GOP needs to narrow the field: Presidential debate commentary
With a crowded field of 17 candidates, the GOP needs to begin whittling down its runners in earnest. That process started Thursday, Aug. 6 with the first presidential debate presented by Fox News. While there were highlights in the debate, it did not appear as if any candidate’s performance was significant enough to shake up the race.
As expected, the star of the show was Donald Trump. He started off the debate in true Trump style, nearly outright stating that he would consider running as a third-party ticket in the election. He continued from there by doubling down on his disparaging comments against women, bashing Mexico and U.S. politicians on immigration, and generally insulting everyone and everything possible.
If you’re a fan of Trump’s no-holds-barred style, then he was an entertaining part of the debate; however, for those of us who were looking for a mature, serious candidate to run against the Democratic nominee, Trump was a distracting circus.
Despite all of Trump’s negatives, the other 16 candidates all seemed to blend together to a certain degree – it’s hard to stand out in such a large field without employing Trump’s tactics. Even so, there were good moments. In the preliminary debate, Carly Fiorina stood out the most, delivering clear and powerful statements coupled with pointed attacks on Clinton, which earned her the “best of the rest” title in my estimation, and proved that the GOP field is not 100 percent male dominated (just 94 percent).
From the main stage, the primary players, besides Trump, appeared to be Rubio, Bush, Cruz and Walker, although all of the candidates had their standout moments. Some of the criticism about the debate was that no substantial policies were talked about, which I disagree with. You just had to be paying very close attention.
A majority of the candidates had far right of center policies, but many added personal touches with specific mentions of plans on immigration, the economy (flat tax was mentioned a surprising amount of times), and government reform packages. I feel like the main issue is that it’s hard to put forth a specific policy in one minute, and then even more difficult to remember all of the candidates’ policies.
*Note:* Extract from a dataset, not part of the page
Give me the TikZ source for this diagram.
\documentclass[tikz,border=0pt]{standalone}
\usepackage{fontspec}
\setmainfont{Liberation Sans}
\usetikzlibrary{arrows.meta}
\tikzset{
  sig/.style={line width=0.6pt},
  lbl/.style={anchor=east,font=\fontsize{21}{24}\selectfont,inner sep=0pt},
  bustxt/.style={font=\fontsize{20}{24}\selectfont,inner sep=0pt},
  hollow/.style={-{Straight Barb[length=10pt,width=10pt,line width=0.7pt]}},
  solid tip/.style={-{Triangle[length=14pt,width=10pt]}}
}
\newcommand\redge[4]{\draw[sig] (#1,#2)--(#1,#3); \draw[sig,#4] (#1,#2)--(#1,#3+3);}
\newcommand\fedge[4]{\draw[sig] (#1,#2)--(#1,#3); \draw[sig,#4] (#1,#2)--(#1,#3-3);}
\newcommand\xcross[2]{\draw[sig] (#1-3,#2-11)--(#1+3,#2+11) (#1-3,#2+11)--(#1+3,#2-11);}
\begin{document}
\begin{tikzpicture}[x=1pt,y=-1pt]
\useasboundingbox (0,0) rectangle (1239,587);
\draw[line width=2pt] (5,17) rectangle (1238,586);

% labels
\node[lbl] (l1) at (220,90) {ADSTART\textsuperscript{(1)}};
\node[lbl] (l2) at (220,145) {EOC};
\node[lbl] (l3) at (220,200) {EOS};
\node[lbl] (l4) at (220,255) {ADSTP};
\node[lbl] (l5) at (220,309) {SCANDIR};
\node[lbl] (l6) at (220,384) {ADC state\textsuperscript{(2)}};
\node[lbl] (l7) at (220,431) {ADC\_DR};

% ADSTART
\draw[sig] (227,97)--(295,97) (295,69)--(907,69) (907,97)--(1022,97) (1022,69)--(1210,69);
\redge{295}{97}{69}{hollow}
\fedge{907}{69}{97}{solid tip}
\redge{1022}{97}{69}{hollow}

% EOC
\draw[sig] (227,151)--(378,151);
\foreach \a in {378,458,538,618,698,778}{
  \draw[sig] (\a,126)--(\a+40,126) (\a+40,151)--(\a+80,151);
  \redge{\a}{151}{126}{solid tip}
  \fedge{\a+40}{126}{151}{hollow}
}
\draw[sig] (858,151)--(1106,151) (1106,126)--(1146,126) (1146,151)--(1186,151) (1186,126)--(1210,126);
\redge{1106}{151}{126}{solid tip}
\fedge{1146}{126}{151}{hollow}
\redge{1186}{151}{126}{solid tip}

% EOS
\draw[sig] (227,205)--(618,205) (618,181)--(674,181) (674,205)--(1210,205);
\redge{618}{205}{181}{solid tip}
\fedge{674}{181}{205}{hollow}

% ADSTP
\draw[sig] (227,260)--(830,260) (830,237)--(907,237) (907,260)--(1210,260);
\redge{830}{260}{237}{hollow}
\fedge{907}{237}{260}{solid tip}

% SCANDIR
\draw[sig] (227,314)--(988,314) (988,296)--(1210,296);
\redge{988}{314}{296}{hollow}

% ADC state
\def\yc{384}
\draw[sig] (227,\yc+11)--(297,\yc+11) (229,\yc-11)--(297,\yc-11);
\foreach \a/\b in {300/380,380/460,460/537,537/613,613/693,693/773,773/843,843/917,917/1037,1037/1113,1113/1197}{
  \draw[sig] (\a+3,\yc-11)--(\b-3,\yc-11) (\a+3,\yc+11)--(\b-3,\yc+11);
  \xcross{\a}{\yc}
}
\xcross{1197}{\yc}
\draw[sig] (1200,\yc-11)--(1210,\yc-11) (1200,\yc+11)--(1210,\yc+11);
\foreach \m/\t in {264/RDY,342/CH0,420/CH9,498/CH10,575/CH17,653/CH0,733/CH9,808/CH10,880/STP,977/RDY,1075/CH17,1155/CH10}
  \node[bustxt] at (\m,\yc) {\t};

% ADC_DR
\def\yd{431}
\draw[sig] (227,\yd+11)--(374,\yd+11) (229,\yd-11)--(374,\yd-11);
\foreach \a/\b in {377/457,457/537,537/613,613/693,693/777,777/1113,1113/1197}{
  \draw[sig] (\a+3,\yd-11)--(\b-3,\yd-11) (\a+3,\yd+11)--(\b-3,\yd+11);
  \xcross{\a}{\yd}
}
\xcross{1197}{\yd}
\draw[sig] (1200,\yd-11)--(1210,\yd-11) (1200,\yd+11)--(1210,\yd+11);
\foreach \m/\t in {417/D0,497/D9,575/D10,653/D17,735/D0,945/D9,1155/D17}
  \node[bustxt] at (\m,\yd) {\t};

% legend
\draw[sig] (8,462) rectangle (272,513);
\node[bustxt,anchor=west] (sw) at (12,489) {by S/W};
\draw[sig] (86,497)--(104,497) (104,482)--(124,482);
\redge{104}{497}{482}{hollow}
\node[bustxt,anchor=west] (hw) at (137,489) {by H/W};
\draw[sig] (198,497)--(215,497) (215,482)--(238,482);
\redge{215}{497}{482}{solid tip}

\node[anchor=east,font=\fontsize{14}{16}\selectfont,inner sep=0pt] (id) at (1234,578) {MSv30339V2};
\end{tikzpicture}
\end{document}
My main takeaway from the debate is that there needs to be far fewer candidates. One practically needs a spreadsheet to even keep track of all the current ones! There simply are too many choices right now for anyone but political science majors and political buffs to analyze and pick who has the best of marginally different policies. While harsh, one-issue candidates and longshots such as Lindsey Graham, Bobby Jindal and others from the preliminary debate should take one for the team and drop out. With (relatively) limited Republican dollars to go around, I am sure that some candidates will run out of steam before or shortly after the first primaries. Then it will be more clear who, aside from Trump, has a shot at the GOP nomination.